Experimental results demonstrate that the proposed model achieves a mean Average Precision (map) of 92.3%, outperforming several baseline models in terms of both detection accuracy and inference time. In addition, the model is robust in handling variations in the object scale, lighting conditions, and occlusions.
Introduction
Object detection is a key computer vision task that identifies and localizes multiple objects in images or videos using bounding boxes. Unlike classification, it also provides spatial information, making it essential for applications such as autonomous driving, surveillance, healthcare, robotics, and retail systems.
Traditional methods like HOG and SVM relied on handcrafted features and were inefficient in complex environments. Deep learning-based approaches, especially CNN-based frameworks, significantly improved performance. Models such as Faster R-CNN, SSD (Single Shot Detector), and the YOLO (You Only Look Once) family enabled end-to-end object detection, balancing accuracy and real-time speed. Later, transformer-based models like DETR (Detection Transformer) further advanced detection using attention mechanisms.

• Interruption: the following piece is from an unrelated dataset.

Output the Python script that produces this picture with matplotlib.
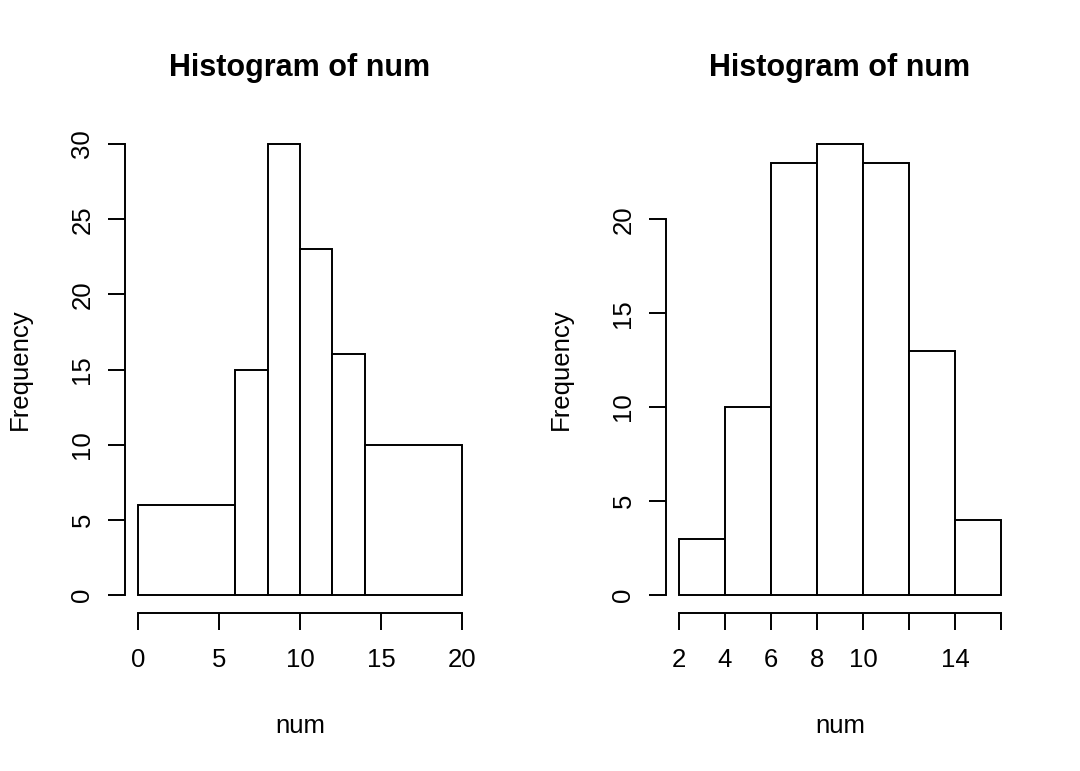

The proposed YOLO-based system improves performance through a structured pipeline: input preprocessing (resizing, normalization, and augmentation), deep CNN-based feature extraction, multi-scale feature fusion, and optimized detection heads. Anchor boxes are tuned for dataset-specific object distributions, and Non-Maximum Suppression (NMS) is applied to remove duplicate detections. The model is trained using combined losses for localization, classification, and confidence, optimized with techniques like learning-rate scheduling and regularization.
Experiments on the MS COCO dataset show strong performance. The proposed model achieves higher precision, recall, and mean Average Precision (mAP) compared to baseline models, while also maintaining real-time inference speed. Improvements are mainly due to better multi-scale feature fusion and optimized bounding box prediction.
Key results indicate:
Highest mAP (~91.8%) among compared models
Faster inference time than Faster R-CNN and comparable or better speed than SSD and YOLO baseline
Strong IoU (~81.7%), showing accurate localization
The model performs well in real-world scenarios such as crowded scenes, varying lighting, and multi-object environments, though it still struggles with extremely small or heavily occluded objects.
Conclusion
In this study, an enhanced object detection framework based on a deep learning approach was presented. The primary objective of this study was to improve detection accuracy while maintaining real-time performance, addressing the common trade-off between speed and precision in object detection systems. The proposed model is based on a YOLO-based architecture with improvements in feature extraction, multi-scale feature fusion, and optimized anchor box selection.
The system was evaluated using the MS COCO dataset, which contains diverse object categories and complex real-world scenarios. Experimental results demonstrate that the proposed model achieves superior performance compared with baseline models, such as Faster R-CNN, SSD, and standard YOLO. The model achieved improved mean Average Precision (mAP), higher precision and recall values, and reduced inference time, making it suitable for real-time applications.